Internal Revenue Bulletin:  2006-19 

May 8, 2006 

Notice 2006-42

Determination of Gross Receipts for Purposes of Section 501(c)(15)


SECTION 1. PURPOSE

This notice provides guidance as to the meaning of “gross receipts” for purposes of § 501(c)(15)(A) of the Internal Revenue Code.

SECTION 2. BACKGROUND

Section 501(a) of the Code provides generally that an organization described in § 501(c) shall be exempt from federal income taxation. An insurance company (as defined in § 816(a)), other than a life insurance company, is described in § 501(c)(15), and is therefore exempt from income tax under § 501(a), if its gross receipts for the taxable year do not exceed $600,000 and more than 50 percent of those gross receipts consist of premiums. Section 501(c)(15)(A)(i). A non-life mutual insurance company not meeting the requirements of the previous sentence is nonetheless described in § 501(c)(15) if its gross receipts for the taxable year do not exceed $150,000 and more than 35 percent of those gross receipts consist of premiums. Section 501(c)(15)(A)(ii). Amounts received by all members of the insurance company’s controlled group (as defined in section 501(c)(15)(C)) are taken into account for purposes of these tests. Section 501(c)(15)(B).
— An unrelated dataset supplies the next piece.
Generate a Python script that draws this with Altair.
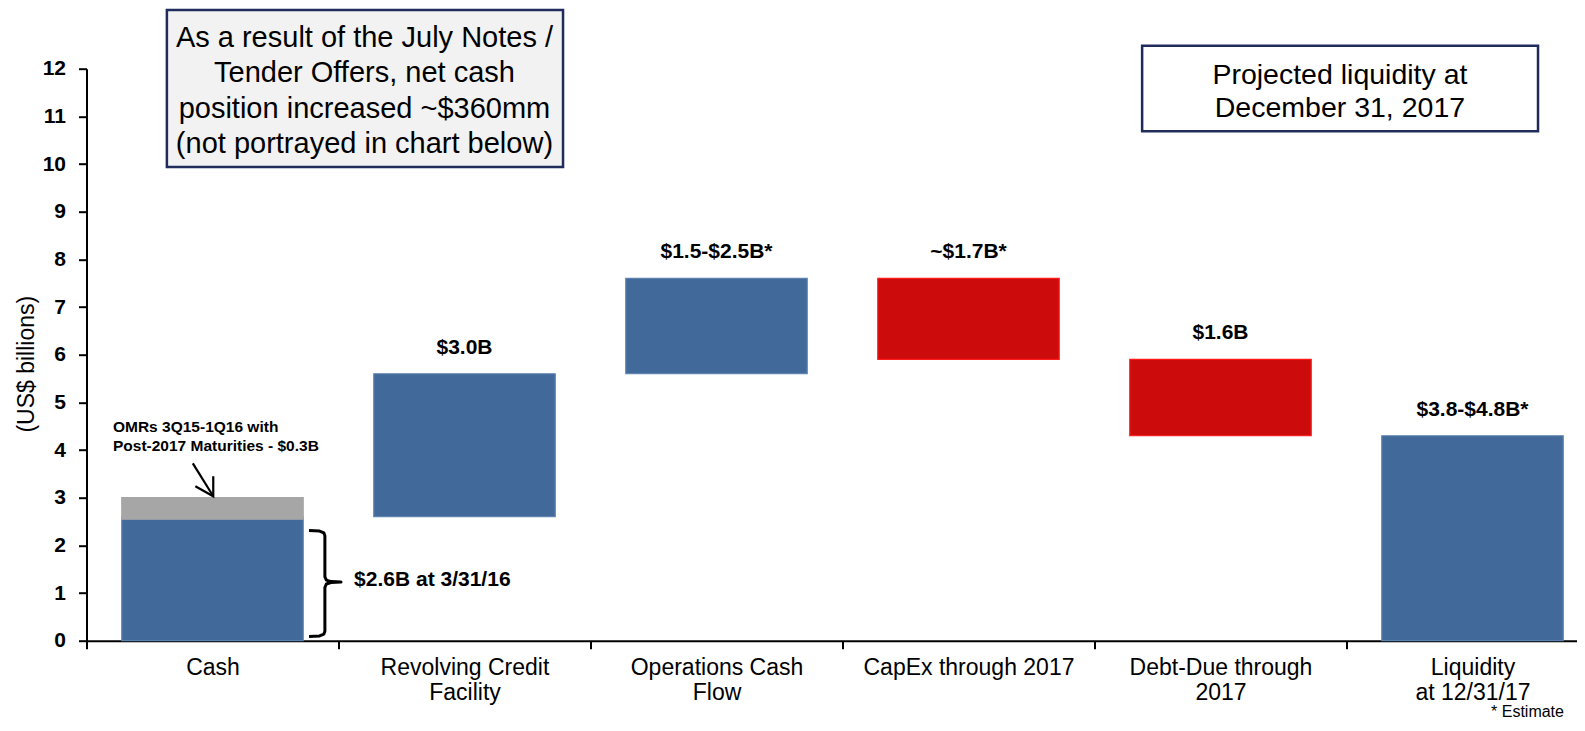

The gross receipts and percentage of income from premium requirements described above were added to the Code in 2004 by § 206 of the Pension Funding Equity Act, Pub. L. No. 108-218 (the “Act”). The legislative history of the Act states that “it is intended that the provision not permit the use of small companies . . . to shelter investment income”. H.R. Conf. Rep. 108-457, at 48 (2004).

SECTION 3. DETERMINATION OF GROSS RECEIPTS

This notice advises taxpayers that the Service will include amounts received from the following sources during the taxable year in “gross receipts” for purposes of § 501(c)(15)(A):

  1. Premiums (including deposits and assessments), without reduction for return premiums or premiums paid for reinsurance;

  2. Items described in § 834(b) (gross investment income of a non-life insurance company); and

  3. Other items that are properly included in the taxpayer’s gross income under subchapter B of chapter 1, subtitle A, of the Code.

Thus, gross receipts include both tax-free interest and the gain (but not the entire amount realized) from the sale or exchange of capital assets, because those items are described in § 834(b). Gross receipts do not, however, include amounts other than premium income or gross investment income unless those amounts are otherwise included in gross income. Accordingly, the term gross receipts does not include contributions to capital excluded from gross income under § 118, or salvage or reinsurance recovered accounted for as offsets to losses incurred under § 832(b)(5)(A)(i).